According to many people familiar with the legal aspect training on code constitutes fair use, so can't be prevented by any kind of license.
Training, exactly. But the trained person or AI is not allowed to reproduce your exact code. But Copilot seems to do that from time to time.
Sure they can, search engines produce copyrighted material all the time. The issue comes in when people think this somehow indemnifies them as users of Copilot - my guess is, it doesn't protect you any more than if you use a search engine to copy an entire codebase for your own purposes.
I dont disagree with users not accepting the terms, just pointing out that license text doesn't trump everything.
I'd love to see ML-GPL which specifically deals with using licensed property as a training set.
Not possible.

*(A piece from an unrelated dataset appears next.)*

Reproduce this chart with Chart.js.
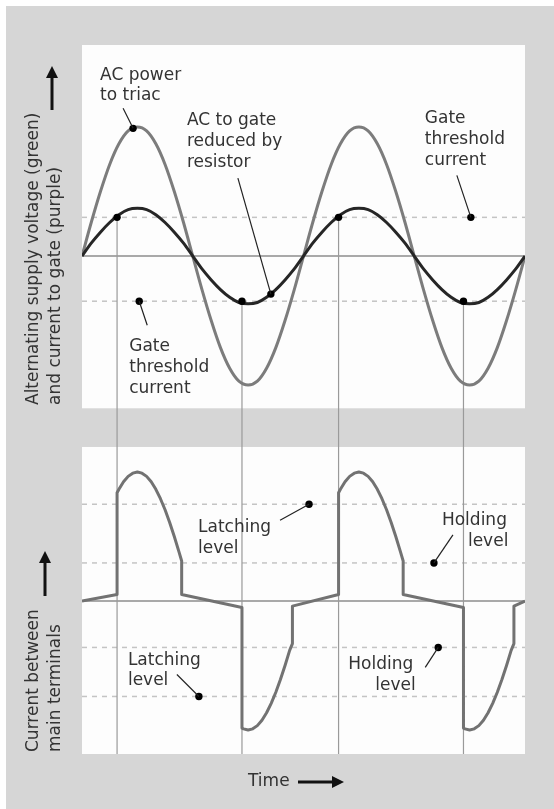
<!DOCTYPE html>
<html>
<head>
<meta charset="utf-8">
<script src="https://cdn.jsdelivr.net/npm/chart.js@4.4.1/dist/chart.umd.min.js"></script>
<style>
  html, body { margin: 0; padding: 0; background: #d6d6d6; }
  canvas { display: block; }
</style>
</head>
<body>
<canvas id="triacChart" width="554" height="809"></canvas>
<script>
// Eje de tiempo en grados (dos ciclos)
const degrees = [0, 15, 30, 45, 60, 75, 90, 105, 120, 135, 150, 165, 180, 195, 210, 225, 240, 255, 270, 285, 300, 315, 330, 345, 360,
    375, 390, 405, 420, 435, 450, 465, 480, 495, 510, 525, 540, 555, 570, 585, 600, 615, 630, 645, 660, 675, 690, 705, 720];

// Tensión de alimentación (curva gris) y corriente de puerta (curva oscura)
const supplyVoltage = [0, 26, 50, 71, 87, 97, 100, 97, 87, 71, 50, 26, 0, -26, -50, -71, -87, -97, -100, -97, -87, -71, -50, -26, 0,
    26, 50, 71, 87, 97, 100, 97, 87, 71, 50, 26, 0, -26, -50, -71, -87, -97, -100, -97, -87, -71, -50, -26, 0];
const gateCurrent = [0, 10, 18.5, 26, 32, 36, 37, 36, 32, 26, 18.5, 10, 0, -10, -18.5, -26, -32, -36, -37, -36, -32, -26, -18.5, -10, 0,
    10, 18.5, 26, 32, 36, 37, 36, 32, 26, 18.5, 10, 0, -10, -18.5, -26, -32, -36, -37, -36, -32, -26, -18.5, -10, 0];

// Corriente entre terminales principales
const terminalDeg = [0, 57, 57, 60, 67.5, 75, 82.5, 90, 97.5, 105, 112.5, 120, 127.5, 135, 142.5, 150, 157.5, 162, 162,
    260, 260, 262.5, 270, 277.5, 285, 292.5, 300, 307.5, 315, 322.5, 330, 337.5, 342, 342,
    417, 417, 420, 427.5, 435, 442.5, 450, 457.5, 465, 472.5, 480, 487.5, 495, 502.5, 510, 517.5, 522, 522,
    620, 620, 622.5, 630, 637.5, 645, 652.5, 660, 667.5, 675, 682.5, 690, 697.5, 702, 702, 720];
const terminalCurrent = [0, 5, 83.9, 86.6, 92.4, 96.6, 99.1, 100, 99.1, 96.6, 92.4, 86.6, 79.3, 70.7, 60.9, 50, 38.3, 31, 5,
    -5, -98.5, -99.1, -100, -99.1, -96.6, -92.4, -86.6, -79.3, -70.7, -60.9, -50, -38.3, -33, -4,
    5, 83.9, 86.6, 92.4, 96.6, 99.1, 100, 99.1, 96.6, 92.4, 86.6, 79.3, 70.7, 60.9, 50, 38.3, 31, 5,
    -5, -98.5, -99.1, -100, -99.1, -96.6, -92.4, -86.6, -79.3, -70.7, -60.9, -50, -38.3, -33, -4, 0];

// Niveles
const gateThreshold = [30, -35];
const terminalLevels = [75, 29.5, -36, -74];   // enganche, mantenimiento, mantenimiento, enganche

// Instantes de disparo (grados) y nivel de puerta correspondiente
const firingDeg = [57, 260, 417, 620];
const firingGate = [30, -35, 30, -35];

// Puntos marcados
const topDotDeg = [83, 307, 632, 93];
const topDotVal = [99, -29.5, 30, -35];
const botDotDeg = [369, 572, 190, 579];
const botDotVal = [75, 29.5, -74, -36];

// Rangos de los ejes (los dos paneles comparten el mismo lienzo)
const xRange = [0, 720];
const topRange = [-386, 163.6];
const botRange = [-118.6, 431];
const topPanelBottom = -118;
const botPanelTop = 119.4;

const toPoints = (xs, ys) => xs.map((x, i) => ({ x: x, y: ys[i] }));
const levelLine = v => [{ x: xRange[0], y: v }, { x: xRange[1], y: v }];

const FONT = '17px "DejaVu Sans"';
const TEXT = '#333333';

// Etiquetas: cada una cuelga de un punto marcado
const notes = [
    { axis: 'yT', i: 0, lines: [['AC power', -33, -48], ['to triac', -33, -28]], lead: [-10, -20] },
    { axis: 'yT', i: 1, lines: [['AC to gate', -84, -169], ['reduced by', -84, -148], ['resistor', -84, -127]], lead: [-33, -116] },
    { axis: 'yT', i: 2, lines: [['Gate', -46, -94], ['threshold', -46, -73], ['current', -46, -52]], lead: [-14, -42] },
    { axis: 'yT', i: 3, lines: [['Gate', -10, 50], ['threshold', -10, 71], ['current', -10, 92]], lead: [8, 24] },
    { axis: 'yB', i: 0, lines: [['Latching', -111, 28], ['level', -111, 49]], lead: [-29, 16] },
    { axis: 'yB', i: 1, lines: [['Holding', 8, -38], ['level', 34, -17]], lead: [19, -28] },
    { axis: 'yB', i: 2, lines: [['Latching', -71, -31], ['level', -71, -11]], lead: [-22, -22] },
    { axis: 'yB', i: 3, lines: [['Holding', -90, 22], ['level', -63, 43]], lead: [-13, 20] }
];

function arrow(ctx, x1, y1, x2, y2) {
    const a = Math.atan2(y2 - y1, x2 - x1);
    ctx.save();
    ctx.strokeStyle = '#111';
    ctx.fillStyle = '#111';
    ctx.lineWidth = 3;
    ctx.beginPath();
    ctx.moveTo(x1, y1);
    ctx.lineTo(x2 - 8 * Math.cos(a), y2 - 8 * Math.sin(a));
    ctx.stroke();
    ctx.translate(x2, y2);
    ctx.rotate(a);
    ctx.beginPath();
    ctx.moveTo(0, 0);
    ctx.lineTo(-12, -6);
    ctx.lineTo(-12, 6);
    ctx.closePath();
    ctx.fill();
    ctx.restore();
}

const panels = {
    id: 'panels',
    beforeDraw(chart) {
        const ctx = chart.ctx, area = chart.chartArea;
        ctx.save();
        ctx.fillStyle = '#ffffff';
        ctx.fillRect(0, 0, chart.width, chart.height);
        ctx.fillStyle = '#d6d6d6';
        ctx.fillRect(6, 6, chart.width - 6, chart.height - 6);
        ctx.fillStyle = '#fdfdfd';
        const tb = chart.scales.yT.getPixelForValue(topPanelBottom);
        const bt = chart.scales.yB.getPixelForValue(botPanelTop);
        ctx.fillRect(area.left, area.top, area.right - area.left, tb - area.top);
        ctx.fillRect(area.left, bt, area.right - area.left, area.bottom - bt);
        ctx.restore();
    },
    afterDraw(chart) {
        const ctx = chart.ctx, x = chart.scales.x;
        ctx.save();
        ctx.font = FONT;
        ctx.fillStyle = TEXT;
        ctx.strokeStyle = '#222';
        ctx.lineWidth = 1.2;
        notes.forEach(n => {
            const deg = n.axis === 'yT' ? topDotDeg[n.i] : botDotDeg[n.i];
            const val = n.axis === 'yT' ? topDotVal[n.i] : botDotVal[n.i];
            const px = x.getPixelForValue(deg);
            const py = chart.scales[n.axis].getPixelForValue(val);
            n.lines.forEach(l => ctx.fillText(l[0], px + l[1], py + l[2]));
            ctx.beginPath();
            ctx.moveTo(px + n.lead[0], py + n.lead[1]);
            ctx.lineTo(px, py);
            ctx.stroke();
        });

        // títulos verticales
        const vtext = (t, cx, by) => {
            ctx.save();
            ctx.translate(cx, by);
            ctx.rotate(-Math.PI / 2);
            ctx.textAlign = 'left';
            ctx.textBaseline = 'middle';
            ctx.fillText(t, 0, 0);
            ctx.restore();
        };
        vtext('Alternating supply voltage (green)', 34, 405);
        vtext('and current to gate (purple)', 56, 405);
        vtext('Current between', 34, 752);
        vtext('main terminals', 56, 752);

        ctx.textBaseline = 'middle';
        ctx.fillText('Time', 248, 782);
        ctx.restore();

        arrow(ctx, 52, 110, 52, 66);
        arrow(ctx, 45, 596, 45, 551);
        arrow(ctx, 298, 782, 344, 782);
    }
};

const datasets = [];
gateThreshold.forEach(v => datasets.push({ yAxisID: 'yT', data: levelLine(v), borderColor: '#c4c4c4', borderWidth: 1.5, borderDash: [5, 5], order: 6 }));
terminalLevels.forEach(v => datasets.push({ yAxisID: 'yB', data: levelLine(v), borderColor: '#c4c4c4', borderWidth: 1.5, borderDash: [5, 5], order: 6 }));
datasets.push({ yAxisID: 'yT', data: levelLine(0), borderColor: '#8c8c8c', borderWidth: 1.6, order: 5 });
datasets.push({ yAxisID: 'yB', data: levelLine(0), borderColor: '#8c8c8c', borderWidth: 1.6, order: 5 });
firingDeg.forEach((d, i) => datasets.push({
    yAxisID: 'yT', data: [{ x: d, y: firingGate[i] }, { x: d, y: topRange[0] }],
    borderColor: '#9a9a9a', borderWidth: 1.2, order: 4
}));
datasets.push({ label: 'Supply voltage', yAxisID: 'yT', data: toPoints(degrees, supplyVoltage), borderColor: '#7c7c7c', borderWidth: 3, cubicInterpolationMode: 'monotone', order: 3 });
datasets.push({ label: 'Gate current', yAxisID: 'yT', data: toPoints(degrees, gateCurrent), borderColor: '#262626', borderWidth: 3, cubicInterpolationMode: 'monotone', order: 2 });
datasets.push({ label: 'Main terminal current', yAxisID: 'yB', data: toPoints(terminalDeg, terminalCurrent), borderColor: '#727272', borderWidth: 3, borderJoinStyle: 'round', tension: 0, order: 3 });
datasets.push({ yAxisID: 'yT', data: toPoints(topDotDeg, topDotVal).concat(toPoints(firingDeg, firingGate)), showLine: false, pointRadius: 3.7, pointBackgroundColor: '#000', pointBorderWidth: 0, order: 1 });
datasets.push({ yAxisID: 'yB', data: toPoints(botDotDeg, botDotVal), showLine: false, pointRadius: 3.7, pointBackgroundColor: '#000', pointBorderWidth: 0, order: 1 });

datasets.forEach(d => {
    if (d.pointRadius === undefined) d.pointRadius = 0;
    d.fill = false;
});

new Chart(document.getElementById('triacChart'), {
    type: 'line',
    data: { datasets: datasets },
    options: {
        responsive: false,
        devicePixelRatio: 1,
        animation: false,
        layout: { padding: { left: 82, right: 29, top: 45, bottom: 55 } },
        plugins: { legend: { display: false }, tooltip: { enabled: false } },
        scales: {
            x: { type: 'linear', min: xRange[0], max: xRange[1], display: false },
            yT: { type: 'linear', min: topRange[0], max: topRange[1], display: false },
            yB: { type: 'linear', min: botRange[0], max: botRange[1], display: false }
        }
    },
    plugins: [panels]
});
</script>
</body>
</html>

Such licenses are founded upon copyright doctrine, and copyright doesn’t protect against learning, natural or machine. As it stands (and this can certainly change), legal consensus in general (regardless of jurisdiction) is that if you publish your code where they can reach it, they can use it.
So would it (theoretically) be legal to train on the JS files services like gmail.com serve to the client? What about decompiled output of proprietary software like certain files in Windows and macOS?
Except for any laws or restrictions against decompiling, it would legally be no different than the GPL case. Although personally I think since co-pilot is capable of redistributing the code, the question of whether the GPL permits the specific usage is still unclear.
I would expect so, though given the limitations of decompilation (in the absence of debug info) I don't know how useful it would be
Or specifically no closed-source or closed-data tools. I wouldn't mind if a non-profit org wanted to help, but it's Microsoft—and they want to sell it back to us in the future.
:) I suppose you could always just add so much insecure code to your Github account that your expected value to Copilot is negative.

Although judging from the results of this test it kind of seems like for a lot of accounts that's already happened.

Plus, GH doesn't care how you licensed your code. It will learn from it and produced licensed code.